Monday, November 04, 2013

Sudah Cukupkah Kompetensi Anda dalam Mengelola Bisnis Retail?

Untuk kedua kalinya saya ditunjuk untuk mengisi workshop pada acara tahunan Retail Summit yang diadakan oleh The Nielsen Indonesia, perusahaan riset kelas dunia, di lima kota besar utama yaitu: Bandung, Surabaya, Palembang, Jogjakarta, dan kota penutup tahun ini adalah Medan.
Selalu menyenangkan bertemu dengan para peritel lokal di daerah khususnya mereka yang berangkat dari usaha keluarga yang saat ini beberapa di antaranya dilanjutkan oleh generasi kedua. Sayangnya passion dari generasi penerus dalam banyak kasus tidak sehebat passion dari orang tua yang mendirikan bisnis mereka. Beberapa di antaranya bahkan berhenti di tengah jalan, tidak mampu bertumbuh. Sebagian lagi adalah pemain-pemain baru yang mencoba peruntungan di dunia retail.
Sudah menjadi kebiasaan saya untuk mengedarkan kuesioner kepada peserta sebelum workshop dimulai, Hal ini dimaksudkan untuk mengetahui seberapa dalam peserta workshop memahami materi yang akan saya sampaikan.
Sangat menarik untuk mengetahui apa yang terjadi. Di salah satu dari isi  kuesioner saya memberikan pertanyaan sederhana untuk mengetahui apakah peserta memahami cara menghitung “jumlah barang“ yang harus dibeli ketika mereka membuka surat pesanan (PO) kepada pemasok (supplier). Hal ini adalah pekerjaan rutin mereka (peritel) apalagi sebagian besar pengusaha masih mengendalikan sendiri surat pesanan kepada pemasok untuk alasan keamanan karena bagian pembelian diyakini sebagai daerah basah yang rawan kecurangan. Jadi penting bagi pemilik/pebisnis retail untuk tahu cara menghitung jumlah barang yang akan dipesan dengan benar bukan?
Faktanya dari dua kota besar terakhir yang saya sudah lewati saya mendapatkan fakta bahwa hanya 2 orang peserta workshop dari sekitar 50-an peserta di Surabaya dan 40-an peserta di Palembang yang menjawab dengan “benar” atau tidak sampai 10 persen yang menjawab benar.
Ini suatu fakta yang agak memprihatinkan namun itulah realita dari pelaku usaha bisnis retail kita di daerah. Kompetensi mereka dalam mengelola bisnis retailnya sangat jauh dari standar yang semestinya.

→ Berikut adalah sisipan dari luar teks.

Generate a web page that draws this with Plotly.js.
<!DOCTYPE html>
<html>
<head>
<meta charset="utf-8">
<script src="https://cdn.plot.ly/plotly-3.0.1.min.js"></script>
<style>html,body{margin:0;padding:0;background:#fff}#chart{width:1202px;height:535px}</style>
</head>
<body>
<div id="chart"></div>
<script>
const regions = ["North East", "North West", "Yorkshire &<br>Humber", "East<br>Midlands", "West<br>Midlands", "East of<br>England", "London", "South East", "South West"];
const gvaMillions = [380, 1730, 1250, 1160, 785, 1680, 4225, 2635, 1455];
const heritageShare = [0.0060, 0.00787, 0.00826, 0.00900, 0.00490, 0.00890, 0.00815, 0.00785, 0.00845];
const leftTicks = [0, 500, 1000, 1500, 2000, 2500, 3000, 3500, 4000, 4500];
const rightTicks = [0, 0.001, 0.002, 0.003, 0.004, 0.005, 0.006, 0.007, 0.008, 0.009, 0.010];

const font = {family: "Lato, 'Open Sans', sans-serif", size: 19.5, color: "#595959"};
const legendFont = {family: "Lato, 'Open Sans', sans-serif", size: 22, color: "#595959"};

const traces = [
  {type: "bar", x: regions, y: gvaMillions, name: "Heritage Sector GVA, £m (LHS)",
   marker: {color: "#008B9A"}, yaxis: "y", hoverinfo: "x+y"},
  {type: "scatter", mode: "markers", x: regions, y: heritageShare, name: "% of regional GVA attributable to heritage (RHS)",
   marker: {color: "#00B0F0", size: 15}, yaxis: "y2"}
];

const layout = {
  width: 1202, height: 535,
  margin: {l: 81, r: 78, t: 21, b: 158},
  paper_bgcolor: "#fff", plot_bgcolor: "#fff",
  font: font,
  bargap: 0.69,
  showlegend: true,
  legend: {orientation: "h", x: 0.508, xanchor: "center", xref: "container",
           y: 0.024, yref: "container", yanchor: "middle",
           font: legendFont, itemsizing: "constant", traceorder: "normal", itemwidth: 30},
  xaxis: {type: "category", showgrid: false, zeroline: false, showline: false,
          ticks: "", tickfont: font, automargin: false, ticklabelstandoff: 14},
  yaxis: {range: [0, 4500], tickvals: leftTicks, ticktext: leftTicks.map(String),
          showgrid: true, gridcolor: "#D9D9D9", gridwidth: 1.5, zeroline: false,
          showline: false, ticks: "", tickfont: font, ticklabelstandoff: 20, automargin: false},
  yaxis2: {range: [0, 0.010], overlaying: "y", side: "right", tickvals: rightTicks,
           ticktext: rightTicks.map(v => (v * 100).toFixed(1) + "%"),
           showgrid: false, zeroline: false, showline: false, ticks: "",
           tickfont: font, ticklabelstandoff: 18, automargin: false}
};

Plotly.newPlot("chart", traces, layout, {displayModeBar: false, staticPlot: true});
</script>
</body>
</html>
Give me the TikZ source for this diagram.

Hal ini diperparah dengan rendahnya semangat belajar dari mereka. Bisa dilihat dari peserta yang hadir tepat waktu yang hanya separuh dari kapasitas tempat yang tersedia. Keinginan mereka memiliki buku-buku yang bisa menambah pengetahuan sekaligus menaikkan kompetensi mereka pun juga rendah.

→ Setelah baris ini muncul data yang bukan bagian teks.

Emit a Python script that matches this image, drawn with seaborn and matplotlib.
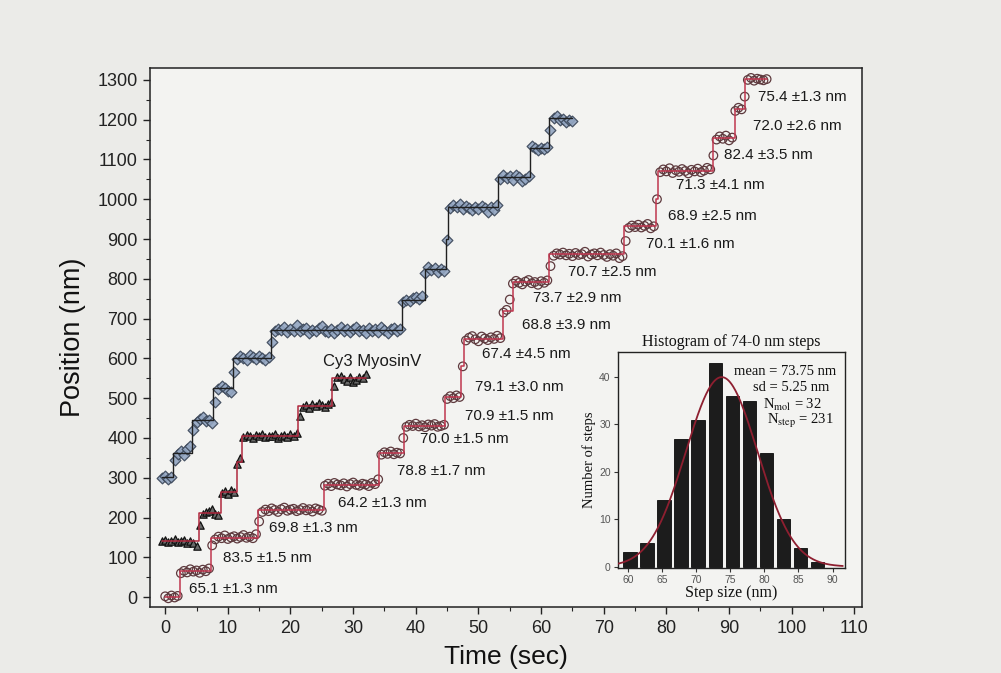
import numpy as np
import pandas as pd
import matplotlib
matplotlib.use("Agg")
import matplotlib.pyplot as plt
import seaborn as sns

# ---------------- data ----------------
FRAME_DT = 0.5  # seconds between frames

# Trace with open circles (annotated trace)
circ_t0 = 0.0
circ_pos = [
    2, -3, 4, -1, 3,
    60, 66, 62, 70, 64, 67, 61, 69, 65, 72,
    130, 145, 152, 148, 155, 146, 150, 153, 147, 151, 156, 149, 152, 148, 158,
    190, 214, 220, 216, 223, 219, 214, 221, 225, 217, 220, 222, 216, 219, 224, 218, 221, 215, 223, 220, 217,
    280, 285, 279, 287, 283, 281, 286, 278, 284, 288, 282, 280, 285, 283, 279, 287, 284, 296,
    358, 364, 360, 366, 359, 363, 361, 400,
    428, 433, 430, 436, 429, 432, 427, 434, 431, 435, 428, 430, 433,
    498, 505, 500, 507, 503,
    580,
    645, 652, 656, 648, 643, 655, 650, 646, 653, 649, 657, 651,
    715, 722, 748,
    788, 795, 790, 786, 793, 797, 789, 792, 785, 794, 790, 796,
    832, 858, 864, 861, 866, 859, 863, 857, 865, 860, 862, 868, 856, 861, 864, 859, 866, 860, 855, 862, 858, 864, 852, 857,
    895, 928, 934, 930, 936, 929, 933, 938, 927, 932,
    1000,
    1068, 1075, 1070, 1078, 1066, 1073, 1069, 1076, 1071, 1065, 1074, 1070, 1077, 1068, 1072, 1079, 1075,
    1110,
    1150, 1158, 1152, 1160, 1148, 1155,
    1222, 1230, 1226, 1258,
    1300, 1305, 1298, 1303, 1301, 1299, 1302,
]
circ_levels = [0, 65, 149, 218, 283, 361, 431, 502, 581, 648, 718, 791, 862, 932,
               1001, 1072, 1155, 1227, 1302]
circ_step_times = [2.4, 7.3, 14.8, 25.3, 34.1, 38.1, 44.7, 47.2, 47.7, 54.0, 55.5,
                   61.2, 73.2, 78.3, 78.7, 87.4, 91.0, 92.6]
circ_t_start, circ_t_end = 0.0, 96.0

# Trace with diamonds
dia_t0 = -0.5
dia_pos = [
    300, 305, 298, 303,
    345, 360, 366, 358, 372, 380,
    420, 440, 448, 452, 443, 446, 438,
    490, 522, 530, 526, 519, 515,
    565, 598, 605, 600, 596, 608, 603, 599, 606, 601, 597, 604,
    640, 668, 675, 671, 679, 666, 673, 670, 684, 669, 674, 677, 665, 672, 668, 676, 681, 670, 667,
    674, 663, 671, 678, 669, 673, 666, 675, 680, 668, 672, 664, 677, 670, 674, 667, 679, 671, 665,
    673, 676, 669, 674,
    742, 748, 745, 752, 755, 749, 758,
    815, 830, 822, 826, 818, 824, 820,
    898,
    978, 985, 980, 988, 976, 983, 979, 972, 981, 975, 984, 977, 969, 980, 974, 986,
    1050, 1060, 1054, 1058, 1048, 1062, 1055, 1045, 1052, 1058,
    1135, 1128, 1124, 1130, 1126, 1132,
    1175, 1205, 1210, 1198, 1202, 1195, 1200, 1196,
]
dia_levels = [302, 362, 445, 525, 601, 672, 747, 825, 900, 981, 1056, 1129, 1204]
dia_step_times = [1.3, 4.3, 7.6, 10.8, 16.9, 37.8, 41.4, 44.8, 45.2, 53.1, 58.2, 61.2]
dia_t_start, dia_t_end = -0.5, 65.0

# Trace with triangles (Cy3 MyosinV)
tri_t0 = -0.5
tri_pos = [
    140, 143, 138, 142, 145, 139, 141, 144, 137, 142, 135, 128,
    180, 208, 213, 216, 221, 210, 206,
    262, 266, 260, 268, 265,
    335, 350,
    403, 408, 404, 400, 407, 405, 410, 402, 406, 404, 409, 401, 405, 407, 403, 411, 406, 412,
    455, 478, 483, 476, 485, 480, 487, 482, 479, 486, 490,
    530, 552, 557, 549, 544, 552, 540, 546, 553, 550, 562,
]
tri_levels = [141, 211, 264, 340, 405, 480, 550]
tri_step_times = [5.4, 8.9, 11.5, 12.3, 21.2, 26.6]
tri_t_start, tri_t_end = -0.5, 32.0

# Step-size annotations
step_labels = ["65.1 \u00b11.3 nm", "83.5 \u00b11.5 nm", "69.8 \u00b11.3 nm", "64.2 \u00b11.3 nm",
               "78.8 \u00b11.7 nm", "70.0 \u00b11.5 nm", "70.9 \u00b11.5 nm", "79.1 \u00b13.0 nm",
               "67.4 \u00b14.5 nm", "68.8 \u00b13.9 nm", "73.7 \u00b12.9 nm", "70.7 \u00b12.5 nm",
               "70.1 \u00b11.6 nm", "68.9 \u00b12.5 nm", "71.3 \u00b14.1 nm", "82.4 \u00b13.5 nm",
               "72.0 \u00b12.6 nm", "75.4 \u00b11.3 nm"]
label_t = [3.8, 9.2, 16.6, 27.6, 37.0, 40.6, 47.8, 49.5, 50.5, 57.0, 58.7, 64.3,
           76.8, 80.3, 81.5, 89.2, 93.8, 94.6]
label_pos = [20, 98, 174, 237, 318, 397, 455, 528, 611, 685, 753, 818,
             888, 958, 1035, 1111, 1183, 1256]

# Histogram inset
hist_centers = [60.3, 62.8, 65.3, 67.8, 70.3, 72.8, 75.3, 77.8, 80.3, 82.8, 85.3, 87.8]
hist_counts = [3, 5, 14, 27, 31, 43, 36, 35, 24, 10, 4, 1]
fit_mean, fit_sd, fit_peak = 73.75, 5.25, 40.0
n_mol, n_step = 32, 231

# ---------------- figure ----------------
sns.set_theme(style="ticks")
plt.rcParams['font.family'] = ['Liberation Sans', 'DejaVu Sans']
plt.rcParams['mathtext.fontset'] = 'stix'

BG = '#ebebe8'
AXBG = '#f3f3f1'
fig = plt.figure(figsize=(10.01, 6.73), dpi=100)
fig.patch.set_facecolor(BG)
ax = fig.add_axes([0.150, 0.098, 0.711, 0.801])
ax.set_facecolor(AXBG)


def frame_times(t0, n):
    return [t0 + FRAME_DT * i for i in range(n)]


def step_xy(t_start, steps, t_end, levels):
    xs = [t_start] + list(steps) + [t_end]
    ys = list(levels) + [levels[-1]]
    return xs, ys


# diamonds
sns.scatterplot(x=frame_times(dia_t0, len(dia_pos)), y=dia_pos, marker='D', s=30,
                facecolor='#93a6c2', edgecolor='#3a4658', linewidth=0.9, alpha=0.9,
                ax=ax, zorder=3)
xs, ys = step_xy(dia_t_start, dia_step_times, dia_t_end, dia_levels)
sns.lineplot(x=xs, y=ys, drawstyle='steps-post', estimator=None, sort=False,
             color='#202020', lw=1.0, ax=ax, zorder=4)

# triangles
sns.scatterplot(x=frame_times(tri_t0, len(tri_pos)), y=tri_pos, marker='^', s=28,
                facecolor='#6a6a6a', edgecolor='#111111', linewidth=0.9,
                ax=ax, zorder=3)
xs, ys = step_xy(tri_t_start, tri_step_times, tri_t_end, tri_levels)
sns.lineplot(x=xs, y=ys, drawstyle='steps-post', estimator=None, sort=False,
             color='#b0283e', lw=1.1, ax=ax, zorder=4)

# circles
sns.scatterplot(x=frame_times(circ_t0, len(circ_pos)), y=circ_pos, marker='o', s=38,
                facecolor='none', edgecolor='#5e3a3e', linewidth=0.9,
                ax=ax, zorder=3)
xs, ys = step_xy(circ_t_start, circ_step_times, circ_t_end, circ_levels)
sns.lineplot(x=xs, y=ys, drawstyle='steps-post', estimator=None, sort=False,
             color='#c0364f', lw=1.1, ax=ax, zorder=4)

for txt, tx, ty in zip(step_labels, label_t, label_pos):
    ax.text(tx, ty, txt, fontsize=11, ha='left', va='center', color='#1a1a1a', zorder=5)
ax.text(25.2, 591, "Cy3 MyosinV", fontsize=12, ha='left', va='center', color='#1a1a1a')

ax.set_xlim(-2.4, 111.2)
ax.set_ylim(-25, 1330)
ax.set_xticks(np.arange(0, 111, 10))
ax.set_yticks(np.arange(0, 1301, 100))
ax.set_xticks(np.arange(0, 111, 5), minor=True)
ax.set_yticks(np.arange(0, 1301, 50), minor=True)
ax.tick_params(which='major', direction='out', length=5, width=1, labelsize=13,
               colors='#222222', pad=4)
ax.tick_params(which='minor', direction='out', length=3, width=0.8, colors='#222222')
for sp in ax.spines.values():
    sp.set_color('#222222')
    sp.set_linewidth(1.1)
ax.set_xlabel("Time (sec)", fontsize=19, color='#111111', labelpad=6)
ax.set_ylabel("Position (nm)", fontsize=19.5, color='#111111', labelpad=8)

# ---------------- inset histogram ----------------
axin = fig.add_axes([0.617, 0.156, 0.227, 0.321])
axin.set_facecolor(AXBG)
edges = [c - 1.25 for c in hist_centers] + [hist_centers[-1] + 1.25]
sns.histplot(x=hist_centers, weights=hist_counts, bins=edges, shrink=0.78,
             color='#1c1c1c', edgecolor='#0a0a0a', alpha=1.0, linewidth=0.6, ax=axin)
xs = np.linspace(58.6, 91.5, 300)
ys = fit_peak * np.exp(-0.5 * ((xs - fit_mean) / fit_sd) ** 2)
sns.lineplot(x=xs, y=ys, color='#8e1f30', lw=1.3, ax=axin, zorder=5)
axin.set_xlim(58.5, 91.8)
axin.set_ylim(-0.3, 45.3)
axin.set_xticks(np.arange(60, 91, 5))
axin.set_yticks(np.arange(0, 41, 10))
axin.tick_params(direction='out', length=3, width=0.8, labelsize=7.5, colors='#333333', pad=2)
for lab in axin.get_xticklabels() + axin.get_yticklabels():
    lab.set_color('#555555')
for sp in axin.spines.values():
    sp.set_color('#222222')
    sp.set_linewidth(1.0)
serif = ['Liberation Serif', 'DejaVu Serif']
axin.set_xlabel("Step size (nm)", fontsize=11.5, family=serif, color='#111111', labelpad=0)
axin.set_ylabel("Number of steps", fontsize=10.5, family=serif, color='#111111', labelpad=2)
axin.set_title("Histogram of 74-0 nm steps", fontsize=11.5, family=serif, color='#111111', pad=4)
stats = [f"mean = {fit_mean:.2f} nm", f"sd = {fit_sd:.2f} nm",
         r"N$_{\mathrm{mol}}$ = " + str(n_mol), r"N$_{\mathrm{step}}$ = " + str(n_step)]
stat_x = [0.96, 0.93, 0.90, 0.95]
stat_y = [0.91, 0.835, 0.755, 0.68]
for s, sx, sy in zip(stats, stat_x, stat_y):
    axin.text(sx, sy, s, transform=axin.transAxes, ha='right', va='center',
              fontsize=10.5, family=serif, color='#111111')

fig.savefig("out.png", dpi=100, facecolor=BG)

Pertanyaan yang tersisa mampukah mereka mengatasi persaingan dengan peritel skala nasional yang saat ini sudah merambah di semua kota besar tadi? Persaingan tidak bisa diatasi dengan mengeluh.  Saya mempunyai formula sederhana untuk menghadapi persaingan: bersiap, belajar, dan memberikan yang terbaik. Jika ketiga hal itu tidak dilakukan maka kecil kemungkinan mereka bisa menghadapi persaingan.